Japanese scientists have succeeded in transmitting energy wirelessly, a key step that could one day make solar power generation in space a possibility, an official said.
A solar flare erupts on the Sun's northeastern hemisphere during a powerful solar storm in January 2012. Japanese scientists have succeeded in transmitting energy wirelessly, a key step that could one day make solar power generation in space a possibility, an official said this week. | NASA / AP
Researchers used microwaves to deliver 1.8 kilowatts — enough to run an electric kettle — through the air with pinpoint accuracy to a receiver 55 meters (170 feet) away.
While it wasn’t a great distance, the technology could pave the way for mankind to eventually tap the vast amount of solar energy available in space and use it here on Earth, a spokesman for The Japan Aerospace Exploration Agency (JAXA) said Thursday.
“This was the first time anyone has managed to send a high output of nearly 2 kilowatts of electric power via microwaves to a small target, using a delicate directivity control device,” he said.

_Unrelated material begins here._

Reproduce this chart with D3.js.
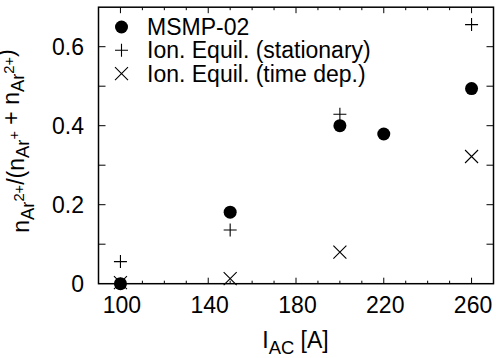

JAXA has been working to devise space solar power systems, or SSPSs, for years, he said. Solar power generation in space offers many advantages, notably the permanent availability of energy regardless of weather or time of day.
While man-made satellites, such as the International Space Station, have long been able to use the solar energy that washes over them from the sun, getting that power down to Earth where people can use it has been a thing of science fiction.
But the Japanese breakthrough offers the possibility that humans will one day be able to tap an inexhaustible source of energy in space.
The idea, said the JAXA official, would be for microwave-transmitting satellites with sunlight-gathering panels and antennae to be set up about 36,000 km (22,300 miles) from Earth.
“But it could take decades before we see practical application of the technology — maybe in the 2040s or later,” he said.
“There are a number of challenges to overcome, such as how to send huge structures into space, how to construct them and how to maintain them,” he said.
The SSPS concept emerged in the U.S. in the 1960s. Japan’s version, mostly financed by the industry ministry, started in 2009, he said.
Resource-poor Japan has to import huge amounts of fossil fuel. It has become substantially more dependent on these imports as its nuclear power industry shut down in the aftermath of the disaster at Fukushima in 2011
Mitsubishi Heavy Industries Ltd. meanwhile said Thursday it succeeded in transmitting 10 kilowatts wirelessly to a receiver 500 meters away, in a test in Kobe. It hopes to find practical applications for the technology in five years, such as for charging electric vehicles or powering warning lights on power transmission towers. The company also said it aims to use the technology to send power to isolated areas in the wake of disasters.
Mitsubishi Heavy has cut costs by using a mechanism employed in microwave ovens because the cost of wireless power transmission technology used in space is high, according to the company. The company plans to eventually halve the cost.
At present, a more efficient system is needed to transmit power from offshore wind turbines and send electricity to isolated rural areas, Mitsubishi Heavy said.